Mereka yang termasuk kelompok ini ada yang sesat karena mengajak pada selain sunnah dan ada yang benar karena mengajak pada sunnah. Keteperdayaan kelompok yang sesat dikarenakan mereka lalai dan menyangka diri termasuk kelompok yang selamat. Mereka adalah kelompok-kelompok yang suka mengafirkan satu sama lain di antara mereka. Mereka dianugerahi kemampuan, mereka tidak mewaspadai pendapat-pendapat mereka serta tidak menguasai syarat-syarat dalil dan konsep-konsep kesimpulan hukum, sehingga ada sebagian di antara mereka menganggap syubhat sebagai dalil dan dalil sebagai syubhat.
Adapun keteperdayaan kelompok yang benar dikarenakan mereka mengira bahwa perdebatan adalah pcrsoalan yang paling penting dan ibadah yang paling utama, dan bahwa keimanan orang yang beriman tanpa mempelajari dalil-dalil keimanaan secara terperinci adalah belum sempurna.
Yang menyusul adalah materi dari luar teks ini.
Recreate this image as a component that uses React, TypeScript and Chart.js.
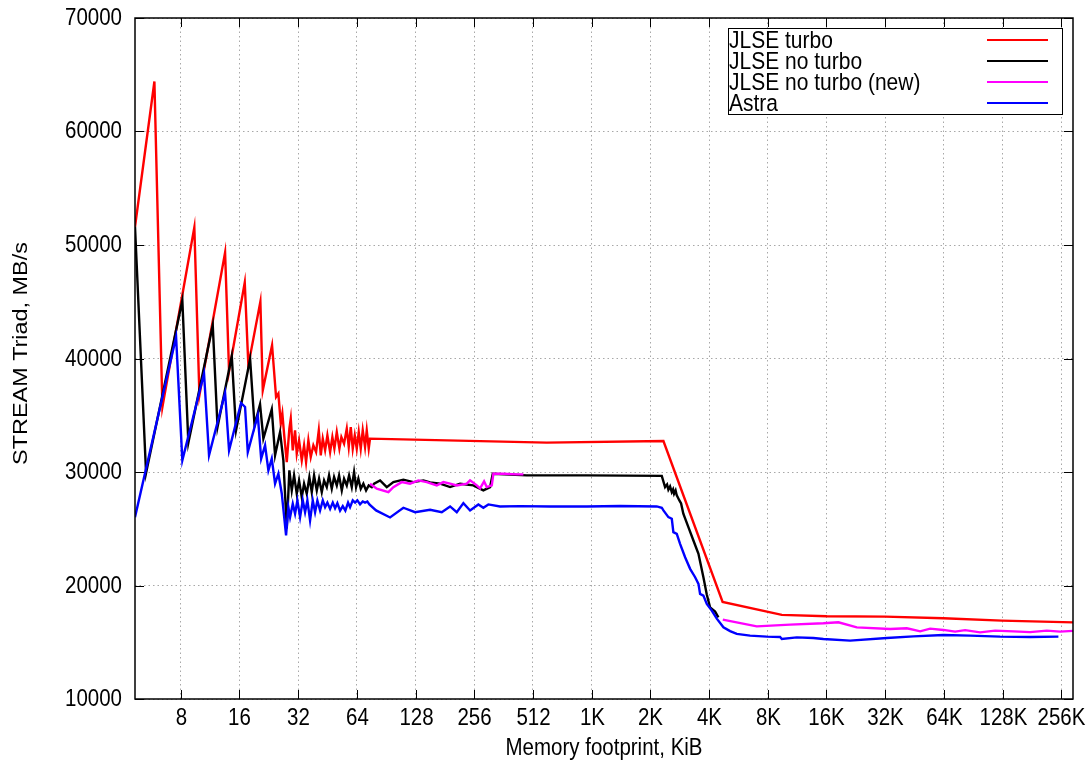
import React, { useEffect, useRef } from 'react';
import { Chart, registerables } from 'chart.js';

Chart.register(...registerables);

// ---------- data ----------
const xTickValues = [8, 16, 32, 64, 128, 256, 512, 1024, 2048, 4096, 8192, 16384, 32768, 65536, 131072, 262144];
const xTickLabels = ['8', '16', '32', '64', '128', '256', '512', '1K', '2K', '4K', '8K', '16K', '32K', '64K', '128K', '256K'];
const yTickValues = [10000, 20000, 30000, 40000, 50000, 60000, 70000];
const xTitle = 'Memory footprint, KiB';
const yTitle = 'STREAM Triad, MB/s';

const seriesNames = ['JLSE turbo', 'JLSE no turbo', 'JLSE no turbo (new)', 'Astra'];
const seriesColors = ['#ff0000', '#000000', '#ff00ff', '#0000ff'];

// [memory footprint KiB, MB/s]
const jlseTurbo: [number, number][] = [
  [4.66, 51610], [5.86, 64405], [6.44, 35730], [9.39, 51560], [9.97, 36760], [13.5, 49335], [14.15, 38880],
  [17.03, 46690], [17.77, 39410], [20.48, 45010], [21.07, 37200], [23.51, 41170], [24.65, 36610], [25.33, 36910],
  [26.06, 34260], [26.55, 35145], [27.19, 33080], [27.97, 30875], [28.84, 33820], [29.32, 34705], [30.02, 31905],
  [30.85, 33670], [31.47, 31615], [32.34, 32790], [33.39, 31025], [34.31, 32350], [35.13, 30875], [36.1, 32790],
  [37.13, 31315], [38.29, 32350], [39.53, 31755], [40.82, 33670], [41.79, 31465], [42.79, 32940], [43.98, 31905],
  [45.18, 33230], [46.65, 31755], [47.92, 33080], [49.07, 32055], [50.48, 33520], [52.06, 32055], [53.3, 33080],
  [55.02, 32500], [56.8, 33820], [58.15, 32200], [59.54, 33960], [60.96, 32055], [62.42, 33230], [63.9, 32055],
  [65.43, 33520], [66.99, 32055], [68.59, 33670], [70.48, 32200], [71.91, 33670], [73.62, 32055], [74.76, 32940],
  [602, 32585], [2389, 32725], [4805, 18555], [9667, 17410], [16440, 17285], [32768, 17260], [65150, 17110],
  [129840, 16905], [301000, 16755],
];

const jlseNoTurbo: [number, number][] = [
  [4.66, 51610], [5.31, 29920], [8.15, 45116], [8.75, 32569], [11.67, 42937], [12.35, 33963], [14.61, 40202],
  [15.37, 33672], [18.14, 39963], [19.12, 34113], [20.4, 35966], [21.22, 32939], [23.43, 35525], [24.36, 31466],
  [25.84, 33522], [26.87, 31025], [27.97, 25024], [28.84, 30142], [29.67, 28377], [30.49, 29701], [31.47, 28086],
  [32.34, 29260], [33.39, 27786], [34.31, 28969], [35.42, 28086], [36.52, 29551], [37.57, 28227], [38.61, 29701],
  [39.86, 28377], [40.96, 29410], [42.28, 28227], [43.45, 29260], [44.85, 28669], [46.09, 29701], [47.58, 28527],
  [48.9, 29551], [50.48, 28819], [51.87, 29701], [53.55, 28377], [55.02, 29410], [56.8, 28819], [58.37, 29701],
  [60.26, 28669], [61.92, 29992], [63.39, 28669], [65.14, 29410], [67.01, 28527], [69.1, 28969], [71.34, 28377],
  [73.62, 28819], [76.31, 28669], [78.41, 28969], [84.17, 29260], [91.1, 28669], [98.48, 29110], [110.8, 29322],
  [124.7, 29110], [140.4, 29260], [151.9, 29083], [170.9, 28969], [192.4, 28669], [216.5, 28969], [253.3, 28819],
  [285, 28377], [308.6, 28669], [318.5, 29850], [475.9, 29701], [966.5, 29701], [2343, 29657], [2436, 28669],
  [2494, 28907], [2533, 28439], [2584, 28730], [2637, 28227], [2678, 28465], [2709, 28086], [2758, 28377],
  [2797, 27936], [2884, 27495], [2943, 27229], [3022, 26321], [3208, 25139], [3404, 23965], [3613, 22792],
  [3830, 20727], [3986, 19200], [4144, 18080], [4397, 17701], [4572, 17197],
];

const jlseNoTurboNew: [number, number | null][] = [
  [74.76, 28969], [80.95, 28527], [92.84, 28227], [98.48, 28669], [108.7, 29110], [119.9, 28969], [132.3, 29260],
  [146.1, 29110], [164.4, 28819], [177.7, 29110], [192.4, 28969], [208.2, 28819], [234.3, 28969], [243.6, 29260],
  [263.7, 28819], [274.2, 28553], [287.4, 29171], [296.7, 28669], [314.8, 28819], [320.9, 29850], [361, 29850],
  [423, 29790], [457.2, 29790], [1000, null], [4815, 16994], [7193, 16403], [10661, 16553], [15796, 16668],
  [18858, 16756], [23437, 16315], [34721, 16174], [42293, 16227], [46648, 16067], [49490, 15962], [55697, 16200],
  [65150, 16085], [74810, 15935], [84194, 16067], [100488, 15874], [119957, 16024], [148898, 15962],
  [181353, 15892], [220907, 16024], [258450, 15935], [301000, 16005],
];

const astra: [number, number][] = [
  [4.66, 26021], [7.57, 41905], [8.15, 31025], [10.53, 38675], [11.17, 31466], [13.5, 36963], [14.15, 31905],
  [16.3, 36081], [17.09, 35728], [17.65, 31755], [19.86, 34995], [20.67, 31174], [21.65, 32348], [22.51, 30142],
  [23.43, 31174], [24.36, 28969], [25.33, 29850], [26.37, 28086], [27.74, 24407], [28.5, 26904], [29.08, 26021],
  [30.02, 27204], [30.85, 26321], [31.7, 27495], [32.73, 26021], [33.79, 27495], [34.72, 26462], [35.67, 27495],
  [36.83, 25730], [38.02, 27495], [39.07, 26462], [40.14, 27495], [41.44, 26613], [42.79, 27495], [43.98, 26904],
  [45.18, 27300], [46.65, 26750], [48.15, 27300], [49.47, 26800], [50.84, 27250], [52.48, 26600], [54.18, 27000],
  [55.87, 26600], [57.68, 27300], [59.06, 26900], [60.96, 27500], [62.65, 27300], [64.37, 27500], [66.46, 27150],
  [68.59, 27400], [70.48, 27300], [72.44, 27400], [74.18, 27150], [80.28, 26613], [94.71, 25995], [110.8, 26851],
  [127.2, 26462], [151.9, 26674], [174.4, 26462], [192.4, 26966], [208.2, 26462], [225.1, 27257], [243.6, 26613],
  [268.7, 27142], [285, 26851], [302.4, 27142], [347, 26966], [439, 26992], [626, 26966], [966.5, 26966],
  [1432, 27009], [2209, 26966], [2343, 26851], [2389, 26613], [2533, 26021], [2637, 25880], [2687, 24697],
  [2797, 24556], [2908, 23674], [3086, 22492], [3274, 21468], [3474, 20727], [3613, 20145], [3683, 19262],
  [3830, 19112], [3986, 18380], [4229, 17789], [4486, 17083], [4851, 16315], [5248, 15980], [5680, 15732],
  [6646, 15583], [8096, 15494], [9473, 15468], [9667, 15291], [11536, 15433], [14033, 15380], [15796, 15291],
  [21653, 15141], [33390, 15380], [45718, 15521], [65150, 15645], [89293, 15583], [127258, 15494],
  [181353, 15468], [253310, 15494],
];

const xMin = 4.66;
const xMax = 301000;
const yMin = 10000;
const yMax = 70000;

// ---------- styling ----------
const FONT = "'Liberation Sans', Arial, Helvetica, sans-serif";
const STRETCH = 1.17; // the reference text is slightly taller than wide

const framePlugin = {
  id: 'gnuplotFrame',
  afterDraw(chart: any) {
    const { ctx, chartArea } = chart;
    const { left, right, top, bottom } = chartArea;
    const xs = chart.scales.x;
    const ys = chart.scales.y;
    ctx.save();
    const line = (x1: number, y1: number, x2: number, y2: number) => {
      ctx.beginPath();
      ctx.moveTo(x1, y1);
      ctx.lineTo(x2, y2);
      ctx.stroke();
    };
    const text = (s: string, x: number, y: number, align: CanvasTextAlign, size: number, rot = 0) => {
      ctx.save();
      ctx.translate(x, y);
      if (rot) {
        ctx.rotate(rot);
        ctx.scale(STRETCH, 1);
      } else {
        ctx.scale(1, STRETCH);
      }
      ctx.font = `${size}px ${FONT}`;
      ctx.textAlign = align;
      ctx.textBaseline = 'middle';
      ctx.fillStyle = '#000';
      ctx.fillText(s, 0, 0);
      ctx.restore();
    };

    // inward tick marks
    ctx.strokeStyle = '#000';
    ctx.lineWidth = 1;
    const tick = 9;
    for (const v of yTickValues) {
      const py = Math.round(ys.getPixelForValue(v)) + 0.5;
      line(left, py, left + tick, py);
      line(right, py, right - tick, py);
      text(String(v), left - 13, py, 'right', 20.5);
    }
    xTickValues.forEach((v, i) => {
      const px = Math.round(xs.getPixelForValue(v)) + 0.5;
      line(px, bottom, px, bottom - tick);
      line(px, top, px, top + tick);
      text(xTickLabels[i], px, bottom + 19.5, 'center', 20.5);
    });
    ctx.lineWidth = 1.5;
    ctx.strokeRect(left, top, right - left, bottom - top);

    // axis titles
    text(xTitle, (left + right) / 2, bottom + 49, 'center', 20.5);
    text(yTitle, 21, (top + bottom) / 2 - 5, 'center', 20, -Math.PI / 2);

    // legend (gnuplot style, opaque box)
    const bx = right - 345;
    const by = top + 10;
    const bw = 334;
    const bh = 86;
    ctx.fillStyle = '#fff';
    ctx.fillRect(bx, by, bw, bh);
    ctx.lineWidth = 1;
    ctx.strokeStyle = '#000';
    ctx.strokeRect(bx + 0.5, by + 0.5, bw, bh);
    seriesNames.forEach((name, i) => {
      const ry = by + 12 + i * 21;
      text(name, bx + 1, ry + 1, 'left', 21);
      ctx.strokeStyle = seriesColors[i];
      ctx.lineWidth = 2;
      line(bx + 259, ry, bx + 320, ry);
    });
    ctx.restore();
  },
};

function toPoints(arr: [number, number | null][]) {
  return arr.map(([x, y]) => ({ x, y }));
}

export default function App() {
  const ref = useRef<HTMLCanvasElement>(null);

  useEffect(() => {
    const canvas = ref.current;
    if (!canvas) return;
    const series = [jlseTurbo, jlseNoTurbo, jlseNoTurboNew, astra];
    const orders = [4, 3, 2, 1];
    const chart = new Chart(canvas, {
      type: 'line',
      data: {
        datasets: series.map((s, i) => ({
          label: seriesNames[i],
          data: toPoints(s as any),
          borderColor: seriesColors[i],
          backgroundColor: seriesColors[i],
          borderWidth: 2.4,
          pointRadius: 0,
          tension: 0,
          fill: false,
          spanGaps: false,
          order: orders[i],
        })),
      },
      options: {
        responsive: false,
        animation: false,
        devicePixelRatio: 1,
        layout: { padding: { top: 18, right: 14, left: 0, bottom: 0 } },
        plugins: {
          legend: { display: false },
          tooltip: { enabled: false },
        },
        scales: {
          x: {
            type: 'logarithmic',
            min: xMin,
            max: xMax,
            afterBuildTicks: (s: any) => {
              s.ticks = xTickValues.map((v) => ({ value: v }));
            },
            afterFit: (s: any) => {
              s.height = 64;
              s.paddingLeft = 0;
              s.paddingRight = 0;
            },
            ticks: { display: false, autoSkip: false },
            grid: { color: '#a8a8a8', lineWidth: 1, drawTicks: false },
            border: { display: false, dash: [1.5, 3] },
            title: { display: false },
          },
          y: {
            type: 'linear',
            min: yMin,
            max: yMax,
            afterBuildTicks: (s: any) => {
              s.ticks = yTickValues.map((v) => ({ value: v }));
            },
            afterFit: (s: any) => {
              s.width = 135;
              s.paddingTop = 0;
              s.paddingBottom = 0;
            },
            ticks: { display: false },
            grid: { color: '#a8a8a8', lineWidth: 1, drawTicks: false },
            border: { display: false, dash: [1.5, 3] },
            title: { display: false },
          },
        },
      },
      plugins: [framePlugin],
    } as any);
    return () => chart.destroy();
  }, []);

  return (
    <div style={{ position: 'fixed', left: 0, top: 0, width: 1087, height: 763, background: '#fff' }}>
      <canvas ref={ref} width={1087} height={763} style={{ display: 'block', width: 1087, height: 763 }} />
    </div>
  );
}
Mereka menghabiskan usia mereka untuk mempelajari perselisihan pendapat dan kerancuan-kerancuan para pelaku bid’ah, tetapi mereka mengabaikan diri dan hati mereka hingga menjadi “buta”. Salah seorang dari mereka mengira bahwa kesibukannya dalam perdebatan lebih mendekatkan dirinya kepada Allah. Sementara itu, karena menikmati kemenangan dalam perdebatan memenangkan argumen lawan, kepemimpinan, dan kemuliaan karena membela agama, mata batin mereka menjadi buta sehingga tidak bisa meneladani orang-orang dari generasi pertama. Padahal Rasulullah telah bersaksi bahwa generasi pertama itulah generasi yang terbaik. Generasi pertama pun menyaksikan adanya para pelaku bid’ah dan penurut hawa nafsu, tetapi mereka tidak menghabiskan usia mereka untuk berdebat dengan mereka. Daripada mengurusi mereka yang tersesat itu. mereka lebih mengutamakan mengawasi hati dan perilaku mereka. Dalam menjelaskan kesesatan orang yang sesat, mereka hanya berbicara sesuai keperluan dan jika mereka menilai ada manfaat dari pembicaraan tersebut. Jika orang yang sesat berpegang teguh pada kesesatannya, mereka meninggalkannya dan tidak memperpanjang perdebatan dengannya. Yang termasuk Sunnah Nabi adalah meninggalkan perdebatan ketika menyeru orang kembali kepada Sunnah. Rasulullah Shalallahu alaihi wa aalihi wa shahbihi wa salam telah bersabda, “Suatu kaum tidak akan tersesat setelah mendapatkan petunjuk, kecuali jika didatangkan perdebatan kepada mereka.”13
Pada suatu hari Rasulullah mendapatkan para sahabatnya sedang berdebat. Lantas beliau marah besar sehingga mukanya merah seperti buah delima yang telah dibersihkan bijinya. Beliau lantas bersabda. “Apakah untuk ini kalian diutus? Apakah ini yang diperintahkan kepada kalian, menjadikan kitab Allah sebagai bahan perdebatan? Perhatikan apa yang diperintahkan kepada kalian, lalu kerjakanlah. Perhatikan apa yang dilarang bagi kalian, lalu berhentilah mengerjakannya.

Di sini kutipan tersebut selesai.